Until 1992, the TA-100 index was called the Mishtanim index. The Yeter broad market index had been dubbed Karam, short for karoz m'mukhshav - computerized announcer. The methods have changed, and computerization isn't cause for comment any more, so the index doesn't have to be named after it. But the indexes are the same old indexes, enabling us to look back through history to judge their performance.
Since 1990, the TA-100 index has generated a real average annual yield of 9.76 percent, according to the Tel Aviv Stock Exchange figures. However, that average is highly misleading. In practice, the index climbed a record 79 percent in 1992, and in 1999 and 2003, it rose by more than 60 percent. But in 1994, it sank 39 percent, and in 2002 it lost 30 percent.
During the last 14 years, the TA-100 index has experienced eight years of gains and five years of drops (it ended 2000 unchanged). Throughout, the index zigzagged wildly, with the exception of 2001 and 2002, when it sunk, sunk and sunk. And in 2002 and 2003, the degree of fluctuation was extraordinary: The gap between the 30 percent drop in 2002 and 63 percent gain in 2003 works out to the biggest biannual fluctuation in the index's history.

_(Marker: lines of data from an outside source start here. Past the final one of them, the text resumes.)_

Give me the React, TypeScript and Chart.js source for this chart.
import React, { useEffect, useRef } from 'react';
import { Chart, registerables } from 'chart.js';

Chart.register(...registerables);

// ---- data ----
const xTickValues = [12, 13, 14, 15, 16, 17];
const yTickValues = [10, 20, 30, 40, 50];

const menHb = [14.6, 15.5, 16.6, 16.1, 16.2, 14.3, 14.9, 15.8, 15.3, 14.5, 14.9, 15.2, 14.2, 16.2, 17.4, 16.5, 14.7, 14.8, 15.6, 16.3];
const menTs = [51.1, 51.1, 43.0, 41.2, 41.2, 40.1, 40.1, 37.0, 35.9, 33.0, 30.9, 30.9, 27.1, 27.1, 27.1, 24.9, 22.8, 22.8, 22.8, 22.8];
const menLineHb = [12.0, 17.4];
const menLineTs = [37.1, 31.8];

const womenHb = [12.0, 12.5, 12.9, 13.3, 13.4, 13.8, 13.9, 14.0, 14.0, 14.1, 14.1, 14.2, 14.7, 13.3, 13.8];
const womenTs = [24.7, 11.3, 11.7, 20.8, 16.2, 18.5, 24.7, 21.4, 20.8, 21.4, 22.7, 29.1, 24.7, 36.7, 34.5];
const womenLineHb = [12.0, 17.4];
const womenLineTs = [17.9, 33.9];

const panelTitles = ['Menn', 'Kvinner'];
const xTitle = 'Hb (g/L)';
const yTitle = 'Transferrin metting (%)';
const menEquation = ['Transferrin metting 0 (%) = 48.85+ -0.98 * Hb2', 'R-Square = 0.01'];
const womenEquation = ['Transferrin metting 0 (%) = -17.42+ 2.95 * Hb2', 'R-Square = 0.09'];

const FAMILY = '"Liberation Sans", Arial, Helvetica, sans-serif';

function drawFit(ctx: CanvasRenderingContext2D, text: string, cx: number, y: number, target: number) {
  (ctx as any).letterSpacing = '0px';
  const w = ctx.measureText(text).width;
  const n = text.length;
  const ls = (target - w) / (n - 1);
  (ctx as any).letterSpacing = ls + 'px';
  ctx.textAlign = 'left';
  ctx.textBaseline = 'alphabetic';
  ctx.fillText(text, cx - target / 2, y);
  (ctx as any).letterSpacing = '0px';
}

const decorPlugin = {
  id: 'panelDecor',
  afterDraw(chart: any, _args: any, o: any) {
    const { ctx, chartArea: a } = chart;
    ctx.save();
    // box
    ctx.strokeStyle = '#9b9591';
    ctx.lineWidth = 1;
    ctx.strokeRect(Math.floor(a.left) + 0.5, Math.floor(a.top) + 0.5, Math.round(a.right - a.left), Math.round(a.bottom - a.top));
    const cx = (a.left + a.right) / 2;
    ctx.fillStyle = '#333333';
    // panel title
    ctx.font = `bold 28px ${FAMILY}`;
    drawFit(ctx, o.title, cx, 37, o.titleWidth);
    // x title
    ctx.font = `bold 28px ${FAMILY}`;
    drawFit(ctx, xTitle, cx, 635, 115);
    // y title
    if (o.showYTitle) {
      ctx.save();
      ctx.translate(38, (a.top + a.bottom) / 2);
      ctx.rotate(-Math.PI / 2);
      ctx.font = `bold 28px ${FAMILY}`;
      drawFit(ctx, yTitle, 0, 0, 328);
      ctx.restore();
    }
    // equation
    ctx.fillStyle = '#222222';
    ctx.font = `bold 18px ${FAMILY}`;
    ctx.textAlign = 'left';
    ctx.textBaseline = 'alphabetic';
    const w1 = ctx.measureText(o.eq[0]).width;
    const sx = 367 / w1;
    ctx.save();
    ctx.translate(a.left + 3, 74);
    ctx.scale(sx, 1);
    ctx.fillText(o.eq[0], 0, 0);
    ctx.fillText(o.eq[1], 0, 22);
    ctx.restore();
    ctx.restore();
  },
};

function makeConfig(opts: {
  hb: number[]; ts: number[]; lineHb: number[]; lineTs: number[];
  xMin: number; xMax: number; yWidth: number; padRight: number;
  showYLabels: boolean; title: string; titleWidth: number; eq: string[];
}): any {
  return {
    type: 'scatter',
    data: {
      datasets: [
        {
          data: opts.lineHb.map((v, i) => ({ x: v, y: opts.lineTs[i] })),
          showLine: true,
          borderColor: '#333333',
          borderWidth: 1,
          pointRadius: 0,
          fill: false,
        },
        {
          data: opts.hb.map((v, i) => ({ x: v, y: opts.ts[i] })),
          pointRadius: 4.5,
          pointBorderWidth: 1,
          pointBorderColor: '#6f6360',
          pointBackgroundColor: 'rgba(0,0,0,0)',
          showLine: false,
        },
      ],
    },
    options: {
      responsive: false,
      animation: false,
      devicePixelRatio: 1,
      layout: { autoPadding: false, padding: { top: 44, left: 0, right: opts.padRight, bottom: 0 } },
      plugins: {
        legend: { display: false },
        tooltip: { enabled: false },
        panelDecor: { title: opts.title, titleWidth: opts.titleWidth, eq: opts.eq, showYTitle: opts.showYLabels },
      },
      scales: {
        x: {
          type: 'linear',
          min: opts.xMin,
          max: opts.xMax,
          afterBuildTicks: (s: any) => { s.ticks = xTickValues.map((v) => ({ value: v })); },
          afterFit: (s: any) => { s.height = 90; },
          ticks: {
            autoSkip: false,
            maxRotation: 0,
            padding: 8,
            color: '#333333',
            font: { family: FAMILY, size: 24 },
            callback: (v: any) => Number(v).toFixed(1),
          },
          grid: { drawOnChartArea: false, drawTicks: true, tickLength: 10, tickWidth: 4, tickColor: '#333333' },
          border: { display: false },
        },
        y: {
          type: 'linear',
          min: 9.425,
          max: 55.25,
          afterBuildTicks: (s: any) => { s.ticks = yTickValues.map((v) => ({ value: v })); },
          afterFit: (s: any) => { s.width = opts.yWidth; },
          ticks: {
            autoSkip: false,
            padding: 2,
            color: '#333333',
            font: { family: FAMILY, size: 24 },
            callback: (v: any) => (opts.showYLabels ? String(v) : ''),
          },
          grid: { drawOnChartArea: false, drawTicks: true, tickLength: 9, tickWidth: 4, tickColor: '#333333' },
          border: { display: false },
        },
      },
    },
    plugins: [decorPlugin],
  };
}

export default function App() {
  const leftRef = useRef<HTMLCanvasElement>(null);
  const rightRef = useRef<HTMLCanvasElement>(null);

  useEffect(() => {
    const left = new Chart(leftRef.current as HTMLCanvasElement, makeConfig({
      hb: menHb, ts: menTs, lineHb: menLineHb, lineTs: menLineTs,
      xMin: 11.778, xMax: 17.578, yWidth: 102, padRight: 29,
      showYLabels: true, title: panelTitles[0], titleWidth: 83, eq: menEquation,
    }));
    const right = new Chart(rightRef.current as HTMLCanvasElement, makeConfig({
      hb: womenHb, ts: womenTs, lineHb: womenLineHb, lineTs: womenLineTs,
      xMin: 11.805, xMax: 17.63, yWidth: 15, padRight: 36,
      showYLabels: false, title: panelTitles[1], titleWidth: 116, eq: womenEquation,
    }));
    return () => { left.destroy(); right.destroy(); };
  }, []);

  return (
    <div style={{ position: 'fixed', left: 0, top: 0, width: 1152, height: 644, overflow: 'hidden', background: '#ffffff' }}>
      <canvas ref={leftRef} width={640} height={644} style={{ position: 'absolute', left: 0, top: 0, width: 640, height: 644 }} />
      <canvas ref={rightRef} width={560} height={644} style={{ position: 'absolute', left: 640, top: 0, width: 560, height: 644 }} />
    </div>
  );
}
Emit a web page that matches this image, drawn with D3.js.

That brief history demonstrates that the market has not matured or stabilized. On the contrary, its volatility has been intensifying. Israelis have to have nerves of steel to invest in the stock market, as well as patience and unwavering faith. But if they have all that, their faith may pay.
Factoring in 2003, the index's multiannual yield has reached about 10 percent in real terms. One could apparently achieve higher yields by directly investing in foreign stocks. Yet an annual yield of 9.76 percent cannot be considered disappointing, especially when the risk-free yield (the index of CPI-linked bonds) rose by only 1.8 percent in the same period.
Dreaming dreams of high-tech
The yield of the latter-day Karam, or the Yeter broad market index, is more disappointing. The rule of thumb is that the more risk you take, the sweeter the potential returns over time. But that hasn't worked for Israel's smallcap stocks. Over the last 14 years, the Yeter generated a mere average yield of 6.4 percent a year. That is disappointing compared with the returns from Israel's biggest companies, and is little compensation for the higher risk compared with risk-free yields.
Keep that lesson in mind when watching the resurgence of the Tel-Tech-15 stocks, which is the high-tech arm of the Yeter. The Tel-Tech-15 index rose 120 percent in 2003, and gained another 13 percent in the first trading week of this year. It has companies like AudioCodes (Nasdaq: AUDC), which is still losing money and is trading at 20 times its sales.
High-tech is an exciting dream, but then a lot of investors thought the easy profits were to be found in the smallcap, less well-known stocks back in the early 1990s too. And they were wrong. It transpired that the bigger, more established companies with a proven history of management, sales and profits posted much higher returns. There is no reason to assume that things will be different in the next 14 years.